»»

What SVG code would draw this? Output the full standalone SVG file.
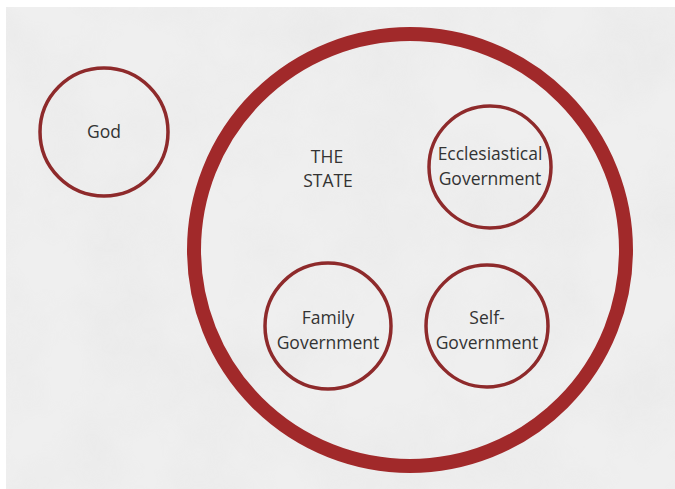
<svg xmlns="http://www.w3.org/2000/svg" width="675" height="489" viewBox="0 0 675 489">
  <defs>
    <style>
      .ring { fill: none; stroke: #8e2a2b; stroke-width: 3.5; }
      .big { fill: none; stroke: #a1292a; stroke-width: 14; }
      .lbl { font-family: "Open Sans", "Liberation Sans", sans-serif; font-size: 17.5px; fill: #333333; text-anchor: middle; }
    </style>
    <filter id="tex" x="0" y="0" width="100%" height="100%">
      <feTurbulence type="fractalNoise" baseFrequency="0.012" numOctaves="4" seed="7" result="n"/>
      <feColorMatrix in="n" type="matrix" values="0 0 0 0 0.75  0 0 0 0 0.75  0 0 0 0 0.75  0 0 0 -1.6 1.05"/>
    </filter>
  </defs>
  <rect x="0" y="0" width="675" height="489" fill="#ffffff"/>
  <rect x="6" y="7" width="669" height="482" fill="#efefef"/>
  <rect x="6" y="7" width="669" height="482" filter="url(#tex)" opacity="0.35"/>

  <g id="state">
    <circle class="big" cx="410" cy="250" r="216"/>
    <text class="lbl" x="327" y="163">THE</text>
    <text class="lbl" x="328" y="187">STATE</text>
  </g>
  <g id="god">
    <circle class="ring" cx="104" cy="132" r="64"/>
    <text class="lbl" x="104" y="138">God</text>
  </g>
  <g id="ecclesiastical">
    <circle class="ring" cx="490" cy="167" r="61"/>
    <text class="lbl" x="490" y="160">Ecclesiastical</text>
    <text class="lbl" x="490" y="185">Government</text>
  </g>
  <g id="family">
    <circle class="ring" cx="328" cy="326" r="63"/>
    <text class="lbl" x="328" y="324">Family</text>
    <text class="lbl" x="328" y="349">Government</text>
  </g>
  <g id="self">
    <circle class="ring" cx="487" cy="326" r="61"/>
    <text class="lbl" x="487" y="324">Self-</text>
    <text class="lbl" x="487" y="349">Government</text>
  </g>
  <g id="connectors"></g>
</svg>
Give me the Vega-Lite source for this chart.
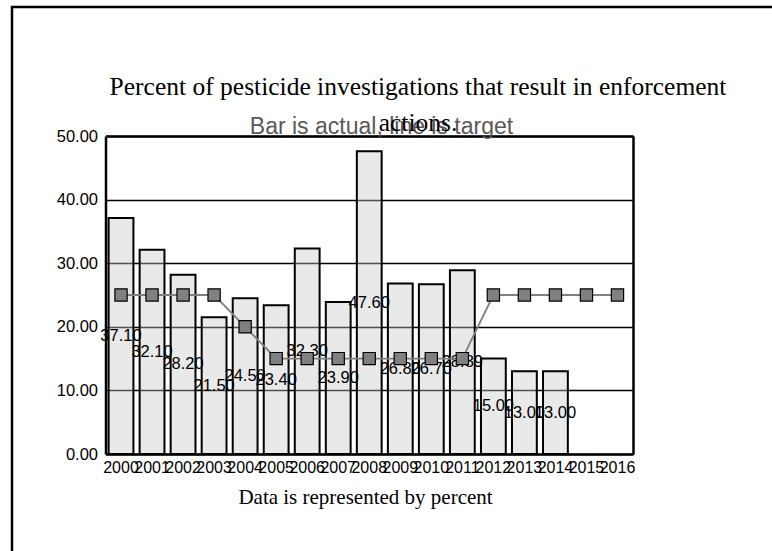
{
  "$schema": "https://vega.github.io/schema/vega-lite/v6.json",
  "autosize": {"type": "none"},
  "padding": {"left": 12, "top": 7, "right": 0, "bottom": 0},
  "width": 800,
  "height": 600,
  "background": "white",
  "config": {
    "view": {"stroke": "black", "strokeWidth": 2.5},
    "font": "Liberation Sans"
  },
  "title": {
    "text": ["Percent of pesticide investigations that result in enforcement", "actions."],
    "font": "Liberation Serif",
    "fontSize": 25.5,
    "fontWeight": "normal",
    "color": "black",
    "anchor": "middle",
    "frame": "group",
    "baseline": "top",
    "lineHeight": 36,
    "offset": -129,
    "dx": 6
  },
  "data": {
    "values": [
      {"year": "2000", "actual": 37.1, "target": 25},
      {"year": "2001", "actual": 32.1, "target": 25},
      {"year": "2002", "actual": 28.2, "target": 25},
      {"year": "2003", "actual": 21.5, "target": 25},
      {"year": "2004", "actual": 24.5, "target": 20},
      {"year": "2005", "actual": 23.4, "target": 15},
      {"year": "2006", "actual": 32.3, "target": 15},
      {"year": "2007", "actual": 23.9, "target": 15},
      {"year": "2008", "actual": 47.6, "target": 15},
      {"year": "2009", "actual": 26.8, "target": 15},
      {"year": "2010", "actual": 26.7, "target": 15},
      {"year": "2011", "actual": 28.89, "target": 15},
      {"year": "2012", "actual": 15.0, "target": 25},
      {"year": "2013", "actual": 13.0, "target": 25},
      {"year": "2014", "actual": 13.0, "target": 25},
      {"year": "2015", "actual": null, "target": 25},
      {"year": "2016", "actual": null, "target": 25}
    ]
  },
  "layer": [
    {
      "mark": {"type": "bar", "fill": "#c8c8c8", "fillOpacity": 0.4, "stroke": "black", "strokeWidth": 2},
      "encoding": {
        "x": {
          "field": "year", "type": "ordinal",
          "scale": {"range": [93.5, 621], "paddingInner": 0.2, "paddingOuter": 0.1},
          "axis": {
            "orient": "bottom", "offset": -153, "labelAngle": 0, "labelOverlap": false,
            "labelFont": "Liberation Sans", "labelFontSize": 16, "labelColor": "black", "labelPadding": 5,
            "ticks": false, "domainColor": "black", "domainWidth": 2.5, "grid": false,
            "title": "Data is represented by percent",
            "titleFont": "Liberation Serif", "titleFontSize": 21, "titleFontWeight": "normal", "titleColor": "black",
            "titleBaseline": "middle", "titleAlign": "center", "titleX": 353, "titleY": 43
          }
        },
        "y": {
          "field": "actual", "type": "quantitative",
          "scale": {"domain": [0, 50], "range": [447, 129], "nice": false, "zero": true},
          "axis": {
            "orient": "left", "offset": -93.5, "values": [0, 10, 20, 30, 40, 50], "format": ".2f",
            "labelFont": "Liberation Sans", "labelFontSize": 16.5, "labelColor": "black", "labelPadding": 8,
            "ticks": false, "domainColor": "black", "domainWidth": 2.5,
            "grid": true, "gridColor": "black", "gridWidth": 1.3, "gridOpacity": 1,
            "title": null
          }
        }
      }
    },
    {
      "transform": [
        {"filter": "datum.actual != null"},
        {"calculate": "datum.actual / 2", "as": "mid"}
      ],
      "mark": {"type": "text", "font": "Liberation Sans", "fontSize": 16.5, "color": "black", "align": "center", "baseline": "middle"},
      "encoding": {
        "x": {"field": "year", "type": "ordinal", "axis": null},
        "y": {"field": "mid", "type": "quantitative", "axis": null},
        "text": {"field": "actual", "type": "quantitative", "format": ".2f"}
      }
    },
    {
      "mark": {"type": "line", "color": "#808080", "strokeWidth": 1.8},
      "encoding": {
        "x": {
          "field": "year", "type": "ordinal",
          "axis": {
            "orient": "top", "offset": -129, "labels": false, "ticks": false, "grid": false,
            "domainColor": "black", "domainWidth": 2.5,
            "title": "Bar is actual, line is target",
            "titleFont": "Liberation Sans", "titleFontSize": 23, "titleFontWeight": "normal", "titleColor": "#595959",
            "titleBaseline": "middle", "titleAlign": "center", "titleX": 369, "titleY": -10
          }
        },
        "y": {
          "field": "target", "type": "quantitative",
          "axis": {
            "orient": "right", "offset": -179, "labels": false, "ticks": false, "grid": false,
            "domainColor": "black", "domainWidth": 2.5, "title": null
          }
        }
      }
    },
    {
      "mark": {"type": "point", "shape": "square", "size": 150, "filled": true, "fill": "#808080", "stroke": "black", "strokeWidth": 1.2, "opacity": 1},
      "encoding": {
        "x": {"field": "year", "type": "ordinal", "axis": null},
        "y": {"field": "target", "type": "quantitative", "axis": null}
      }
    }
  ],
  "resolve": {"axis": {"x": "independent", "y": "independent"}}
}
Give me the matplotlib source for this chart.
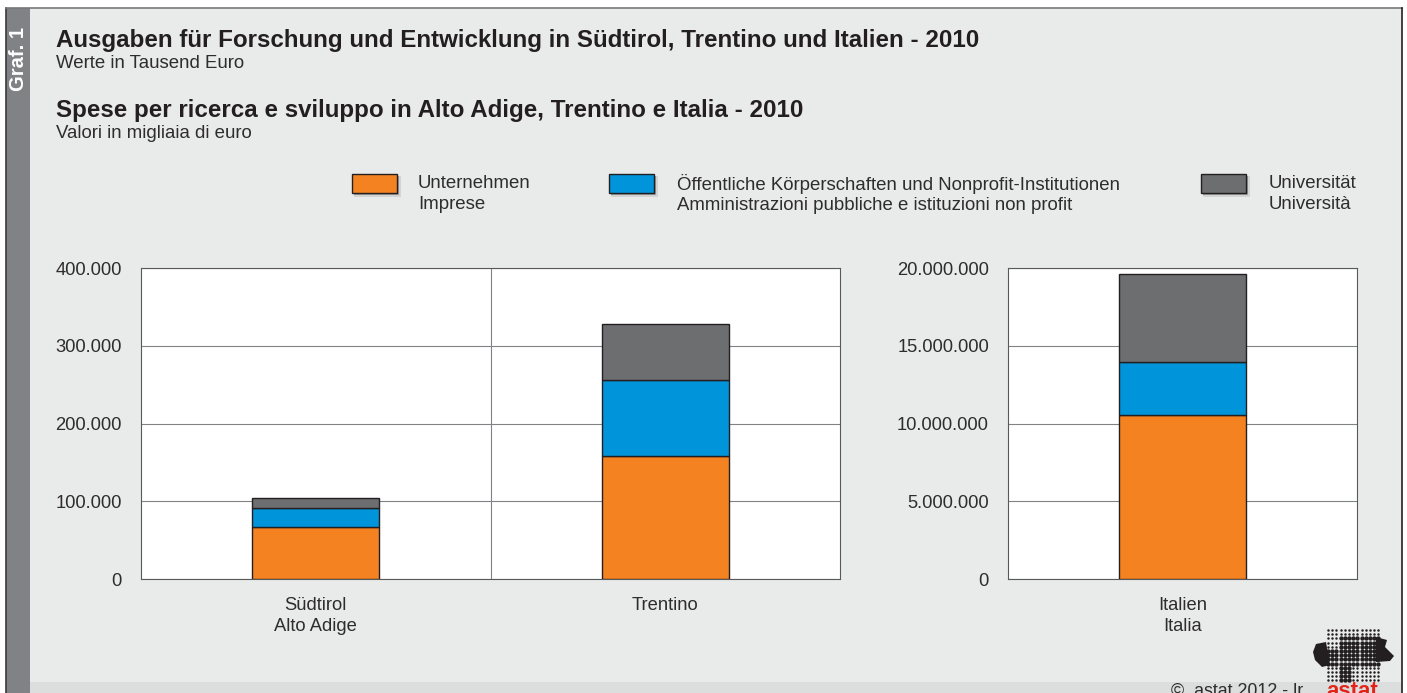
import matplotlib as mpl
mpl.use('Agg')
mpl.rcParams['font.family'] = ['Liberation Sans', 'DejaVu Sans']
import matplotlib.pyplot as plt
from matplotlib.patches import Rectangle, Polygon
import numpy as np

W, H = 1407, 693

regions_left = ["Südtirol\nAlto Adige", "Trentino"]
regions_right = ["Italien\nItalia"]
firms_left = [67000, 158000]
public_left = [24000, 98000]
uni_left = [13000, 72000]
firms_right = [10550000]
public_right = [3400000]
uni_right = [5650000]
ticks_left = [0, 100000, 200000, 300000, 400000]
ticks_right = [0, 5000000, 10000000, 15000000, 20000000]

colors = ['#f58220', '#0095da', '#6d6e70']
edge = '#231f20'
txt = '#2e2c2d'


def fmt(v):
  return f"{v:,}".replace(",", ".")


def px_axes(fig, x0, y0, x1, y1):
  return fig.add_axes([x0 / W, 1 - y1 / H, (x1 - x0) / W, (y1 - y0) / H])


def stacked(ax, cats, a, b, c, ticks):
  x = np.arange(len(cats))
  bottom = np.zeros(len(cats))
  for vals, col in zip([a, b, c], colors):
    ax.bar(x, vals, 0.362, bottom=bottom, color=col, edgecolor=edge, lw=1, zorder=3)
    bottom = bottom + np.array(vals)
  ax.set_xlim(-0.5, len(cats) - 0.5)
  ax.set_ylim(ticks[0], ticks[-1])
  ax.set_yticks(ticks)
  ax.set_yticklabels([fmt(t) for t in ticks], fontsize=13.2, color=txt)
  ax.set_xticks(x)
  ax.set_xticklabels(cats, fontsize=13.2, color=txt, linespacing=1.28)
  ax.set_xticks(np.arange(0.5, len(cats) - 0.5), minor=True)
  ax.tick_params(axis='y', length=0, pad=13.7)
  ax.tick_params(axis='x', which='major', length=0, pad=13)
  ax.tick_params(axis='x', which='minor', length=0)
  ax.grid(axis='y', color='#808285', lw=0.8, zorder=1)
  ax.grid(axis='x', which='minor', color='#808285', lw=0.8, zorder=1)
  ax.set_axisbelow(True)
  ax.set_facecolor('white')
  for s in ax.spines.values():
    s.set_linewidth(0.8)
    s.set_color('#58595b')


fig = plt.figure(figsize=(W / 100, H / 100), dpi=100, facecolor='white')

# background layer in pixel coordinates
bg = fig.add_axes([0, 0, 1, 1], zorder=0)
bg.set_xlim(0, W)
bg.set_ylim(H, 0)
bg.axis('off')
bg.add_patch(Rectangle((6, 8), 1396, H, fc='#e9ebea', ec='none'))
bg.add_patch(Rectangle((30, 682), 1372, 12, fc='#dcdedd', ec='none'))
bg.add_patch(Rectangle((6, 8), 24, H, fc='#808285', ec='none'))
bg.plot([6, 6], [8, H], color='#3a3a3c', lw=1.2)
bg.plot([6, 1402], [8, 8], color='#77787b', lw=1.2)
bg.plot([1402, 1402], [8, H], color='#231f20', lw=1.2)
bg.text(18, 59, "Graf. 1", rotation=90, color='white', fontsize=14.5, fontweight='bold',
        ha='center', va='center')

bg.text(56, 40, "Ausgaben für Forschung und Entwicklung in Südtirol, Trentino und Italien - 2010",
        fontsize=17.35, fontweight='bold', color=edge, va='center')
bg.text(56, 64, "Werte in Tausend Euro", fontsize=13.4, color=txt, va='center')
bg.text(56, 110, "Spese per ricerca e sviluppo in Alto Adige, Trentino e Italia - 2010",
        fontsize=17.35, fontweight='bold', color=edge, va='center')
bg.text(56, 134, "Valori in migliaia di euro", fontsize=13.4, color=txt, va='center')

# legend
legend_items = [(352, 418, "Unternehmen\nImprese"),
                (609, 677, "Öffentliche Körperschaften und Nonprofit-Institutionen\nAmministrazioni pubbliche e istituzioni non profit"),
                (1201, 1269, "Universität\nUniversità")]
for (bx, tx, label), col in zip(legend_items, colors):
  bg.add_patch(Rectangle((bx + 2, 176), 46.5, 20.5, fc='#d2d3d3', ec='none'))
  bg.add_patch(Rectangle((bx + 1.5, 175.5), 45.5, 19.5, fc='#98999a', ec='none'))
  bg.add_patch(Rectangle((bx, 174), 45, 19, fc=col, ec=edge, lw=1))
  bg.text(tx, 194, label, fontsize=13.4, color=txt, va='center', linespacing=1.3)

# footer + logo
bg.text(1303, 696, "©  astat 2012 - lr", fontsize=12.9, color=txt, ha='right', va='baseline')
gx, gy = np.meshgrid(np.arange(1328, 1380, 4.2), np.arange(630, 682, 4.2))
bg.scatter(gx.ravel(), gy.ravel(), s=3.2, color='#231f20', lw=0)
bg.add_patch(Polygon([(1313, 652), (1316, 644), (1326, 642), (1330, 665), (1322, 667), (1315, 660)],
                     fc='#231f20', ec='none'))
bg.add_patch(Polygon([(1376, 637), (1387, 640), (1385, 647), (1394, 656), (1390, 661), (1376, 662)],
                     fc='#231f20', ec='none'))
keep = ((gy > 650) & (gy < 664)) | ((gy > 636) & (gy < 664) & (gx > 1340))
bg.scatter(gx[keep], gy[keep], s=10, color='#231f20', lw=0)
tip = (gy >= 664) & (gy < 681) & (gx > 1339) & (gx < 1353)
bg.scatter(gx[tip], gy[tip], s=10, color='#231f20', lw=0)
bg.text(1352, 697, "astat", fontsize=16, fontweight='bold', color='#e2231a', ha='center', va='baseline')

ax1 = px_axes(fig, 141, 268, 840, 579)
ax1.set_zorder(2)
stacked(ax1, regions_left, firms_left, public_left, uni_left, ticks_left)
ax2 = px_axes(fig, 1008, 268, 1357, 579)
ax2.set_zorder(2)
stacked(ax2, regions_right, firms_right, public_right, uni_right, ticks_right)

fig.savefig('out.png', dpi=100)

««

Task description – From the records above, extract the lines from the one holding "Give me the matplotlib source for this chart." through the one holding "return fig.add_axes([x0 /", word for word; omit the pictures.

Response to this task –
Give me the matplotlib source for this chart.
import matplotlib as mpl
mpl.use('Agg')
mpl.rcParams['font.family'] = ['Liberation Sans', 'DejaVu Sans']
import matplotlib.pyplot as plt
from matplotlib.patches import Rectangle, Polygon
import numpy as np

W, H = 1407, 693

regions_left = ["Südtirol\nAlto Adige", "Trentino"]
regions_right = ["Italien\nItalia"]
firms_left = [67000, 158000]
public_left = [24000, 98000]
uni_left = [13000, 72000]
firms_right = [10550000]
public_right = [3400000]
uni_right = [5650000]
ticks_left = [0, 100000, 200000, 300000, 400000]
ticks_right = [0, 5000000, 10000000, 15000000, 20000000]

colors = ['#f58220', '#0095da', '#6d6e70']
edge = '#231f20'
txt = '#2e2c2d'


def fmt(v):
  return f"{v:,}".replace(",", ".")


def px_axes(fig, x0, y0, x1, y1):
  return fig.add_axes([x0 / W, 1 - y1 / H, (x1 - x0) / W, (y1 - y0) / H])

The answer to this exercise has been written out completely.